We’re having trouble with the automated health check hanging on a single tentacle (out of 396 tentacles ). The check was kicked off 2 days ago and seems to have got completely stuck on this one machine - it’s now holding up following health checks and tentacle upgrades, and the Cancel button seems to be having no effect.
Any ideas?
== Running: Check deployment target: B0775-WEB0158-S ==
11:41:21 Verbose | Performing health check on machine
In 3.8.8 we introduced this fix which might help in your scenario: https://github.com/OctopusDeploy/Issues/issues/3142 . Its worth upgrading and giving that a try. But please be aware that the issue you are seeing might still be related to one of the open issues listed in the above links.
Once again, apologies for these issues. We are def working hard to solve them.
I’m currently working on this kind of issue. In addition to Dalmiro’s suggestions, could you capture a process dump of the affected tentacle process? If so, you can upload it at https://file.ac/vNOYB89Fu_k/
If you restart the tentacle service, that should cause health check task to stop.
Unfortunately we had to get the issue fixed quickly, and didn’t have time to capture the process dump.
What seems to have happened is that we had (somehow) two instances of the tentacle service running, and the “rogue” one seemed to be locking up port 10933, which prevented communication with the correct instance from the server.
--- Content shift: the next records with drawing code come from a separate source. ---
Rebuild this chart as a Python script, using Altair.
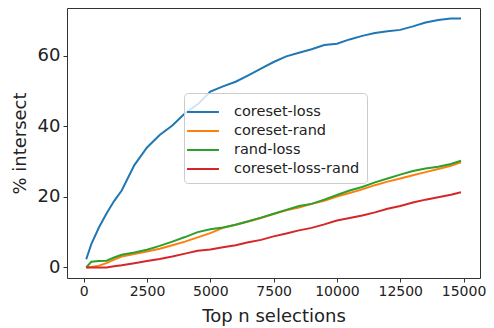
import altair as alt
import pandas as pd

x_vals = [100, 300, 600, 900, 1200, 1500, 2000, 2500, 3000, 3500, 4000, 4500,
          5000, 5500, 6000, 6500, 7000, 7500, 8000, 8500, 9000, 9500, 10000,
          10500, 11000, 11500, 12000, 12500, 13000, 13500, 14000, 14500, 14900]

coreset_loss = [2.3, 6.6, 11.3, 15.3, 18.8, 21.8, 29.0, 34.0, 37.5, 40.2, 43.7, 46.2,
                49.8, 51.3, 52.6, 54.4, 56.3, 58.2, 59.8, 60.8, 61.8, 63.0, 63.4,
                64.6, 65.6, 66.4, 66.9, 67.3, 68.3, 69.4, 70.1, 70.5, 70.5]
coreset_rand = [0.0, 0.1, 0.5, 1.2, 2.2, 3.1, 3.8, 4.5, 5.3, 6.3, 7.3, 8.5,
                9.7, 11.2, 12.1, 13.0, 14.0, 15.1, 16.2, 17.0, 18.0, 18.9, 20.1,
                21.1, 22.1, 23.3, 24.3, 25.2, 26.1, 27.0, 27.9, 28.8, 29.8]
rand_loss = [0.0, 1.6, 1.8, 1.9, 2.8, 3.6, 4.2, 5.0, 6.1, 7.3, 8.6, 10.0,
             10.8, 11.3, 12.1, 13.1, 14.1, 15.2, 16.3, 17.4, 18.0, 19.2, 20.5,
             21.8, 22.8, 24.1, 25.2, 26.3, 27.3, 28.0, 28.5, 29.3, 30.2]
coreset_loss_rand = [0.0, 0.0, 0.0, 0.0, 0.3, 0.6, 1.2, 1.8, 2.4, 3.1, 3.9, 4.7,
                     5.1, 5.7, 6.3, 7.1, 7.8, 8.8, 9.6, 10.5, 11.2, 12.2, 13.3,
                     14.0, 14.7, 15.6, 16.6, 17.4, 18.4, 19.2, 19.9, 20.6, 21.3]

series_names = ["coreset-loss", "coreset-rand", "rand-loss", "coreset-loss-rand"]
series_values = [coreset_loss, coreset_rand, rand_loss, coreset_loss_rand]
colors = ["#1f77b4", "#ff7f0e", "#2ca02c", "#d62728"]
x_ticks = [0, 2500, 5000, 7500, 10000, 12500, 15000]
y_ticks = [0, 20, 40, 60]

rows = []
for name, vals in zip(series_names, series_values):
    for xv, yv in zip(x_vals, vals):
        rows.append({"n": xv, "pct": yv, "series": name})
df = pd.DataFrame(rows)

font = "DejaVu Sans"
txt = "#222222"

chart = alt.Chart(df).mark_line(strokeWidth=2, clip=True).encode(
    x=alt.X("n:Q", scale=alt.Scale(domain=[-660, 15650], nice=False, zero=False),
            axis=alt.Axis(title="Top n selections", values=x_ticks, format="d",
                          labelFontSize=14, titleFontSize=18, labelPadding=2,
                          titlePadding=9, grid=False, domain=False,
                          tickSize=4, tickColor="#333333", labelColor=txt,
                          titleColor=txt, labelFont=font, titleFont=font,
                          titleFontWeight="normal", labelFlush=False)),
    y=alt.Y("pct:Q", scale=alt.Scale(domain=[-3.0, 73.5], nice=False, zero=False),
            axis=alt.Axis(title="% intersect", values=y_ticks,
                          labelFontSize=18, titleFontSize=18, labelPadding=3,
                          titlePadding=8, grid=False, domain=False,
                          tickSize=4, tickColor="#333333", labelColor=txt,
                          titleColor=txt, labelFont=font, titleFont=font,
                          titleFontWeight="normal")),
    color=alt.Color("series:N",
                    scale=alt.Scale(domain=series_names, range=colors),
                    legend=alt.Legend(orient="none", legendX=117, legendY=85,
                                      title=None, symbolType="M-1.45,0L1.45,0",
                                      symbolSize=484, symbolStrokeWidth=2,
                                      labelFontSize=14.5, labelFont=font,
                                      labelColor=txt, labelOffset=19,
                                      fillColor="rgba(255,255,255,0.8)",
                                      strokeColor="#cccccc", cornerRadius=4,
                                      padding=7, rowPadding=0, labelLimit=300)),
    order=alt.Order("n:Q"),
).properties(
    width=413, height=270,
    autosize=alt.AutoSizeParams(type="none"),
    padding={"left": 59, "top": 0, "right": 6, "bottom": 54},
).configure_view(stroke="#333333", strokeWidth=1)

chart.save("out.html", embed_options={"renderer": "svg", "actions": False})
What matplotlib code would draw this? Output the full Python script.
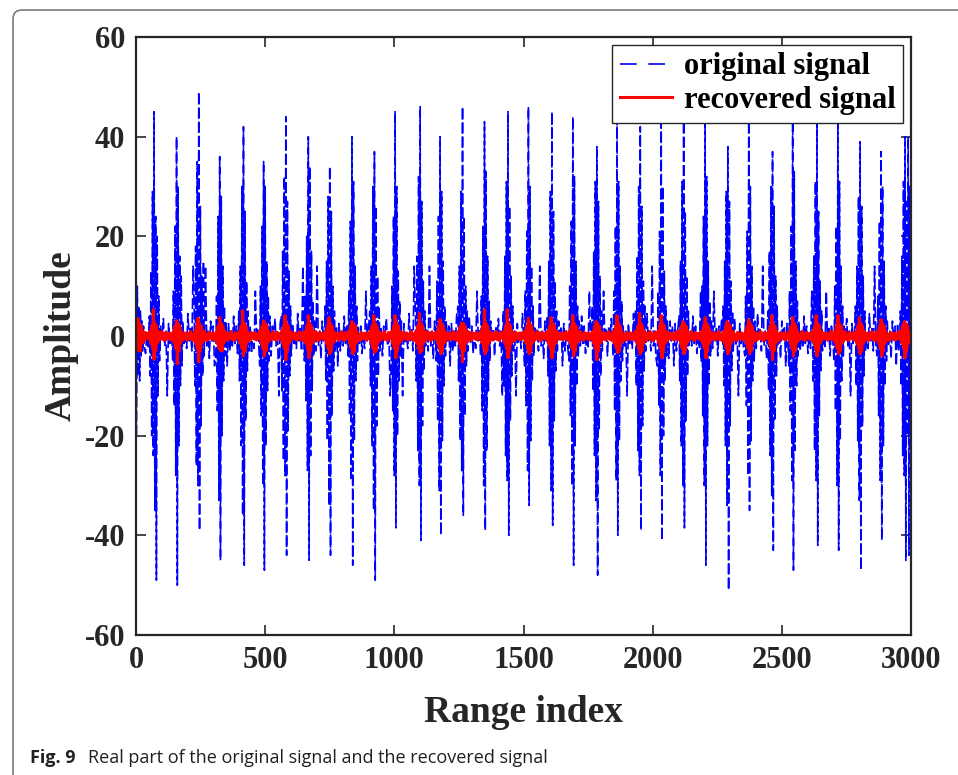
import numpy as np
import matplotlib
matplotlib.use('Agg')
import matplotlib.pyplot as plt
from matplotlib.patches import FancyBboxPatch

plt.rcParams['axes.unicode_minus'] = False

# burst centres (range index)
burst_centers = [14, 73, 163, 246, 330, 419, 500, 583, 673, 753, 842, 926,
                 1009, 1103, 1183, 1267, 1355, 1443, 1525, 1613, 1697, 1787,
                 1868, 1955, 2039, 2123, 2209, 2294, 2378, 2467, 2548, 2639,
                 2723, 2806, 2890, 2980]

# original signal, samples inside each burst
blue_bursts = [
    [21, -30, 16, -20, 10, -8, 6, -9, 5, -4, 3, -3, 2, -2],
    [4, -8, 13, -20, 29, -24, 45, -35, 24, -49, 20, -12, 8, -5],
    [-5, 9, -14, 22, -28, 40, -50, 30, -22, 16, -10, 12, -6, 3],
    [6, -10, 18, -26, 35, -30, 49, -39, 26, -18, 12, -8, 15, -4],
    [-4, 8, -15, 24, -33, 36, -45, 28, -20, 14, -9, 6, -4, 3],
    [5, -9, 14, -22, 30, -36, 42, -46, 25, -17, 11, -7, 5, -3],
    [-6, 10, -16, 22, -30, 35, -47, 30, -22, 15, -11, 8, -5, 4],
    [4, -11, 17, -25, 32, -28, 44, -44, 27, -19, 13, -8, 6, -4],
    [-5, 8, -13, 20, -27, 40, -45, 34, -24, 17, -11, 7, -4, 3],
    [6, -9, 15, -21, 28, -34, 34, -44, 25, -16, 10, -7, 5, -3],
    [-4, 9, -16, 23, -29, 40, -46, 31, -21, 14, -9, 6, -5, 2],
    [5, -10, 14, -22, 30, -35, 37, -49, 26, -18, 12, -8, 6, -3],
    [-6, 10, -15, 24, -28, 45, -38.5, 30, -20, 13, -9, 7, -4, 3],
    [4, -9, 16, -23, 32, -30, 46, -41, 27, -18, 11, -7, 5, -2],
    [-5, 11, -17, 24, -31, 40, -40, 29, -21, 15, -10, 6, -4, 3],
    [6, -9, 14, -21, 29, -27, 46, -36, 24, -16, 10, -6, 5, -3],
    [-4, 8, -15, 22, -30, 43, -39, 33, -23, 16, -11, 7, -5, 3],
    [5, -10, 16, -24, 31, -29, 45, -40, 26, -17, 12, -8, 6, -3],
    [-6, 9, -14, 21, -27, 46, -34, 30, -21, 14, -9, 6, -4, 2],
    [4, -8, 15, -22, 29, -31, 45, -38, 25, -17, 11, -7, 5, -3],
    [-5, 10, -16, 23, -30, 44, -46, 32, -22, 15, -10, 6, -4, 3],
    [6, -11, 17, -24, 31, -33, 38, -48, 27, -19, 12, -8, 5, -3],
    [-4, 9, -15, 22, -29, 45, -40, 31, -21, 14, -9, 7, -5, 2],
    [5, -10, 16, -23, 30, -28, 42, -39, 26, -18, 11, -7, 6, -3],
    [-6, 9, -14, 21, -28, 47, -41, 30, -20, 13, -9, 6, -4, 3],
    [4, -9, 15, -22, 31, -30, 46, -38.5, 25, -17, 12, -8, 5, -2],
    [-5, 10, -16, 24, -30, 45, -46, 32, -22, 15, -10, 7, -4, 3],
    [6, -10, 15, -22, 29, -34, 38, -51, 27, -18, 11, -7, 5, -3],
    [-4, 8, -14, 21, -28, 46, -35, 30, -21, 14, -9, 6, -5, 3],
    [5, -11, 17, -24, 30, -32, 37, -43, 26, -17, 12, -8, 6, -2],
    [-6, 9, -15, 22, -29, 46, -47, 33, -23, 15, -10, 7, -4, 3],
    [4, -9, 16, -23, 31, -29, 45, -42, 25, -16, 11, -7, 5, -3],
    [-5, 10, -15, 22, -30, 45, -43, 31, -21, 14, -9, 6, -4, 2],
    [6, -10, 14, -21, 28, -33, 39, -47, 26, -18, 12, -8, 5, -3],
    [-4, 8, -16, 23, -29, 37, -41, 30, -22, 15, -10, 6, -5, 3],
    [5, -10, 16, -24, 31, -28, 40, -45, 27, -20, 40, -44, 30, -20],
]

# original signal between bursts
blue_quiet = [2.5, -3, 1, -2, 4, -1.5, 2, -3.5, 0.5, -2.5, 9, -1, 1.5, -4,
              2, -0.5, 3.5, -2, 1, -12, 2.5, -1.5, 0.5, -2.5, 4.5, -1, 1.5,
              -3, 14, -2, 1, -4.5, 3, -1, 2, -6]

# recovered signal: burst peaks (top, bottom) and shared burst/quiet samples
red_tops = [3.5, 5.3, 3.1, 3.6, 3.7, 5.1, 3.1, 4.1, 4.1, 3.7, 2.9, 4.1,
            4.1, 4.5, 3.3, 2.6, 5.3, 5.3, 3.6, 3.7, 4.1, 2.9, 4.1, 4.5,
            4.1, 2.9, 3.7, 2.9, 3.3, 4.1, 3.7, 4.1, 4.1, 3.7, 3.3, 2.9]
red_bottoms = [-3.0, -4.7, -5.6, -5.2, -2.9, -4.0, -4.0, -4.8, -4.4, -3.6, -3.6, -3.3,
               -4.4, -3.3, -3.6, -5.2, -3.6, -4.4, -3.6, -4.4, -4.0, -4.8, -3.3, -3.6,
               -4.4, -3.6, -4.4, -3.6, -3.6, -4.8, -4.0, -4.0, -3.6, -3.6, -4.0, -4.4]
red_inner = [1, -1.5, 2, -2.5, 2.5, -3, 2, -1.5, 1, -1]
red_quiet = [0.6, -0.8, 0.4, -0.5, 0.9, -0.7, 0.3, -0.9, 0.7, -0.4, 0.5, -0.6]


def build_trace(centers, bursts, quiet, step_burst=2, step_quiet=5):
    xs, ys = [], []
    prev_end = 0
    for i, (c, vals) in enumerate(zip(centers, bursts)):
        half = len(vals) // 2
        bx = c + step_burst * (np.arange(len(vals)) - half)
        gap = np.arange(prev_end + step_quiet, bx[0], step_quiet)
        off = (i * 7) % len(quiet)
        for k, g in enumerate(gap):
            xs.append(g)
            ys.append(quiet[(off + k) % len(quiet)])
        xs.extend(bx)
        ys.extend(vals)
        prev_end = bx[-1]
    gap = np.arange(prev_end + step_quiet, 3001, step_quiet)
    for k, g in enumerate(gap):
        xs.append(g)
        ys.append(quiet[k % len(quiet)])
    xs = np.array(xs, dtype=float)
    ys = np.array(ys, dtype=float)
    keep = (xs >= 0) & (xs <= 3000)
    return xs[keep], ys[keep]


red_bursts = [[red_inner[0], red_inner[1], red_inner[2], red_inner[3], t, b,
               red_inner[4], red_inner[5], red_inner[6], red_inner[7],
               red_inner[8], red_inner[9]]
              for t, b in zip(red_tops, red_bottoms)]

bx, by = build_trace(burst_centers, blue_bursts, blue_quiet, step_burst=3, step_quiet=5)
rx, ry = build_trace(burst_centers, red_bursts, red_quiet, step_burst=3, step_quiet=4)

serif = 'Liberation Serif'
dark = '#262626'

fig = plt.figure(figsize=(9.58, 7.75), dpi=100)
ax = fig.add_axes([136 / 958, 140 / 775, 775 / 958, 598 / 775])

ax.plot(bx, by, color=(0, 0, 1), lw=1.2, linestyle=(0, (6.5, 2)), label='original signal')
ax.plot(rx, ry, color=(1, 0, 0), lw=2.2, label='recovered signal')

ax.set_xlim(0, 3000)
ax.set_ylim(-60, 60)
ax.set_xticks(np.arange(0, 3001, 500))
ax.set_yticks(np.arange(-60, 61, 20))
ax.tick_params(direction='in', length=7, width=1.2, top=True, right=True,
               colors=dark, labelsize=22, pad=8)
for lab in ax.get_xticklabels() + ax.get_yticklabels():
    lab.set_fontfamily(serif)
    lab.set_fontweight('bold')
for sp in ax.spines.values():
    sp.set_linewidth(1.6)
    sp.set_color(dark)

ax.set_xlabel('Range index', fontfamily=serif, fontweight='bold', fontsize=27,
              color=dark, labelpad=14)
ax.set_ylabel('Amplitude', fontfamily=serif, fontweight='bold', fontsize=27,
              color=dark, labelpad=4)

leg = ax.legend(loc='upper right', prop={'family': serif, 'weight': 'bold', 'size': 22},
                fancybox=False, framealpha=1, edgecolor=dark, handlelength=1.7,
                handletextpad=0.4, borderpad=0.25, labelspacing=0.15,
                borderaxespad=0.25)
leg.get_frame().set_linewidth(1.0)
leg.get_lines()[0].set_linestyle((0, (10, 7)))

# surrounding frame of the figure box
frame = FancyBboxPatch((0.13, -1.0), 10.0, 8.65, boxstyle='round,pad=0,rounding_size=0.09',
                       transform=fig.dpi_scale_trans, fill=False, edgecolor='#7a7a7a',
                       lw=1.2, clip_on=False)
fig.patches.append(frame)

fig.text(30 / 958, 0.016, 'Fig. 9', fontfamily='Open Sans', fontweight='bold',
         fontsize=13, color='#231f20', va='baseline')
fig.text(88 / 958, 0.016, 'Real part of the original signal and the recovered signal',
         fontfamily='Open Sans', fontsize=13, color='#231f20', va='baseline')

fig.savefig('out.png', dpi=100)
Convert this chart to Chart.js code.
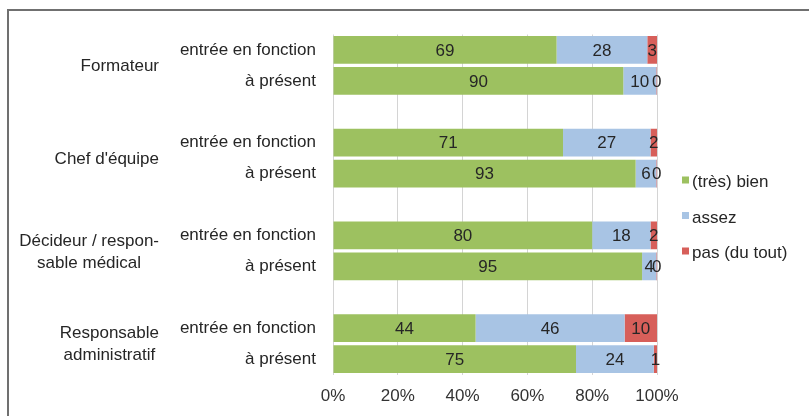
<!DOCTYPE html>
<html>
<head>
<meta charset="utf-8">
<script src="https://cdn.jsdelivr.net/npm/chart.js@4"></script>
<style>
    body { margin: 0; background: #fff; }
    #wrap { position: relative; width: 809px; height: 416px; overflow: hidden; }
    #frame { position: absolute; left: 7px; top: 9px; width: 900px; height: 500px;
             border-top: 2px solid #707070; border-left: 2px solid #707070; }
    #chartCanvas { position: absolute; left: 0; top: 0; }
</style>
</head>
<body>
<div id="wrap">
    <div id="frame"></div>
    <canvas id="chartCanvas" width="809" height="416"></canvas>
</div>
<script>
let groups = ['Formateur', "Chef d'équipe", ['Décideur / respon-', 'sable médical'], ['Responsable', 'administratif']];
let periods = ['entrée en fonction', 'à présent'];
// shares in %, labels are shown rounded
let tresBien = [69, 89.6, 71, 93.4, 80, 95.4, 44, 75];
let assez = [28, 10.2, 27, 6.4, 18, 4.4, 46, 24];
let pasDuTout = [3, 0.2, 2, 0.2, 2, 0.2, 10, 1];
let seriesNames = ['(très) bien', 'assez', 'pas (du tout)'];
let seriesColors = ['#9dc160', '#a8c4e4', '#d75f5a'];
let xTicks = [0, 20, 40, 60, 80, 100];

let FONT = "'Liberation Sans', Arial, sans-serif";
let TEXT = '#262626';

// 4 groups of 2 bars, an empty slot between groups
let labels = [];
let rowIndex = [];  // slot of each data row
groups.forEach(function (g, gi) {
    if (gi > 0) labels.push('');
    periods.forEach(function (p) {
        rowIndex.push(labels.length);
        labels.push(p);
    });
});

let spread = function (values) {
    let out = labels.map(function () { return null; });
    values.forEach(function (v, i) { out[rowIndex[i]] = v; });
    return out;
};

let valuesAll = [tresBien, assez, pasDuTout];

let barLabels = {
    id: 'barLabels',
    afterDatasetsDraw: function (chart) {
        let ctx = chart.ctx;
        ctx.save();
        ctx.font = '17px ' + FONT;
        ctx.fillStyle = TEXT;
        ctx.textAlign = 'center';
        ctx.textBaseline = 'middle';
        chart.data.datasets.forEach(function (ds, i) {
            let meta = chart.getDatasetMeta(i);
            meta.data.forEach(function (bar, j) {
                let v = ds.data[j];
                if (v === null) return;
                let p = bar.getProps(['x', 'y', 'base'], true);
                ctx.fillText(String(Math.round(v)), (p.x + p.base) / 2, p.y + 1);
            });
        });
        ctx.restore();
    }
};

let groupLabels = {
    id: 'groupLabels',
    afterDraw: function (chart) {
        let ctx = chart.ctx;
        let y = chart.scales.y;
        ctx.save();
        ctx.font = '17px ' + FONT;
        ctx.fillStyle = TEXT;
        ctx.textAlign = 'center';
        ctx.textBaseline = 'middle';
        let right = 159;
        let lineH = 22;
        groups.forEach(function (g, gi) {
            let lines = Array.isArray(g) ? g : [g];
            let a = y.getPixelForValue(rowIndex[gi * 2]);
            let b = y.getPixelForValue(rowIndex[gi * 2 + 1]);
            let mid = (a + b) / 2;
            let w = Math.max.apply(null, lines.map(function (l) { return ctx.measureText(l).width; }));
            let cx = right - w / 2;
            lines.forEach(function (l, li) {
                ctx.fillText(l, cx, mid + (li - (lines.length - 1) / 2) * lineH + 1);
            });
        });

        // legend
        let lx = chart.chartArea.right + 25;
        let ly = (chart.chartArea.top + chart.chartArea.bottom) / 2 + 12.5;
        ctx.textAlign = 'left';
        seriesNames.forEach(function (name, i) {
            let yy = ly + (i - 1) * 35.5;
            ctx.fillStyle = seriesColors[i];
            ctx.fillRect(lx, yy - 5, 7, 7);
            ctx.fillStyle = TEXT;
            ctx.fillText(name, lx + 10, yy + 1);
        });
        ctx.restore();
    }
};

let ctx = document.getElementById('chartCanvas').getContext('2d');
window.barChart = new Chart(ctx, {
    type: 'bar',
    data: {
        labels: labels,
        datasets: valuesAll.map(function (vals, i) {
            return {
                label: seriesNames[i],
                data: spread(vals),
                backgroundColor: seriesColors[i],
                borderWidth: 0,
                barPercentage: 0.9,
                categoryPercentage: 1
            };
        })
    },
    options: {
        indexAxis: 'y',
        responsive: false,
        animation: false,
        layout: { padding: { top: 34.5, right: 152, left: 0, bottom: 0 } },
        plugins: {
            legend: { display: false },
            tooltip: { enabled: false }
        },
        scales: {
            x: {
                stacked: true,
                min: 0,
                max: 100,
                afterBuildTicks: function (scale) {
                    scale.ticks = xTicks.map(function (v) { return { value: v }; });
                },
                afterFit: function (scale) { scale.height = 41.5; },
                grid: { color: '#d4d4d4', drawTicks: false },
                border: { display: false },
                ticks: {
                    padding: 12,
                    color: '#333',
                    font: { family: FONT, size: 17 },
                    callback: function (v) { return v + '%'; }
                }
            },
            y: {
                stacked: true,
                afterFit: function (scale) { scale.width = 333; },
                grid: { display: false, drawTicks: false },
                border: { display: false },
                ticks: {
                    padding: 17,
                    color: TEXT,
                    autoSkip: false,
                    font: { family: FONT, size: 17 }
                }
            }
        }
    },
    plugins: [barLabels, groupLabels]
});
</script>
</body>
</html>
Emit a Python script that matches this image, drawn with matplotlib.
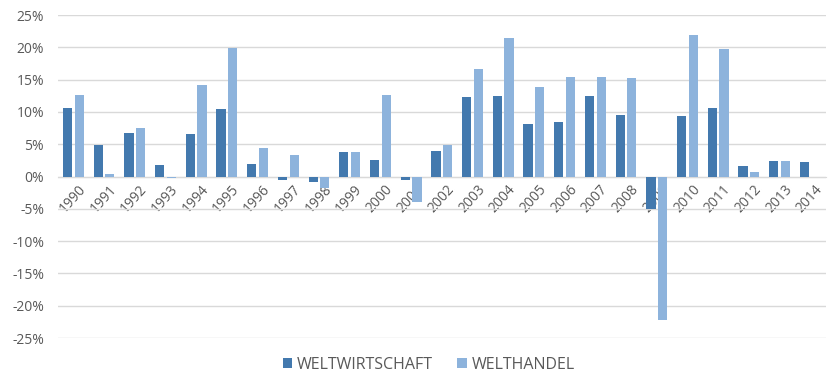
import numpy as np
import matplotlib.pyplot as plt
from matplotlib.ticker import FuncFormatter

years = [str(y) for y in range(1990, 2015)]
weltwirtschaft = [10.6, 4.9, 6.8, 1.8, 6.6, 10.4, 2.0, -0.5, -0.9, 3.8, 2.6, -0.5,
                  4.0, 12.3, 12.5, 8.1, 8.4, 12.5, 9.5, -5.0, 9.3, 10.6, 1.6, 2.4, 2.2]
welthandel = [12.6, 0.4, 7.5, -0.3, 14.1, 19.9, 4.4, 3.4, -1.8, 3.8, 12.6, -3.9,
              4.9, 16.7, 21.4, 13.9, 15.4, 15.4, 15.2, -22.2, 21.9, 19.8, 0.7, 2.4, np.nan]

dark = "#4379ae"
light = "#8db3dc"
grey = "#595959"

plt.rcParams['font.family'] = ['Open Sans', 'DejaVu Sans']

fig = plt.figure(figsize=(8.34, 3.85), dpi=100)
ax = fig.add_axes([0.0695, 0.122, 0.9205, 0.839])

x = np.arange(len(years))
w = 0.3
ax.bar(x - 0.19, weltwirtschaft, w, color=dark, label="WELTWIRTSCHAFT", zorder=3)
ax.bar(x + 0.19, welthandel, w, color=light, label="WELTHANDEL", zorder=3)

ax.set_xlim(-0.5, len(years) - 0.5)
ax.set_ylim(-25, 25)
ax.set_yticks(range(-25, 30, 5))
ax.yaxis.set_major_formatter(FuncFormatter(lambda v, _: f"{v:.0f}%"))
ax.grid(axis='y', color="#d9d9d9", linewidth=1, zorder=0)

for s in ['top', 'right', 'left']:
    ax.spines[s].set_visible(False)
ax.spines['bottom'].set_position(('data', 0))
ax.spines['bottom'].set_color("#d9d9d9")

# year labels hang off the zero line, rotated like the spreadsheet original
ax.set_xticks(x + 0.15)
ax.set_xticklabels(years, rotation=48, ha='right', va='top',
                   rotation_mode='anchor', fontsize=10, color=grey)
ax.tick_params(axis='x', length=0, pad=4)
ax.tick_params(axis='y', length=0, pad=10, labelsize=10, labelcolor=grey)

fig.legend(loc='lower center', bbox_to_anchor=(0.514, -0.005), ncol=2, frameon=False,
           fontsize=11.5, labelcolor=grey, handlelength=0.6, handleheight=0.6,
           handletextpad=0.3, columnspacing=1.5)

fig.savefig("out.png", dpi=100)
We solved it by doing a tentacle reinstall.
Would be nice to know why the health check didn’t time out, but unfortunately we can’t now provide you with the evidence you need to look into it.
Which version are you running? Are they polling tentacles? We recently fixed a problem with the health check not cancelling, so that might be the underlying cause.
If it is polling, it makes sense that the health check did finish as the right tentacle did not pick up the health check message.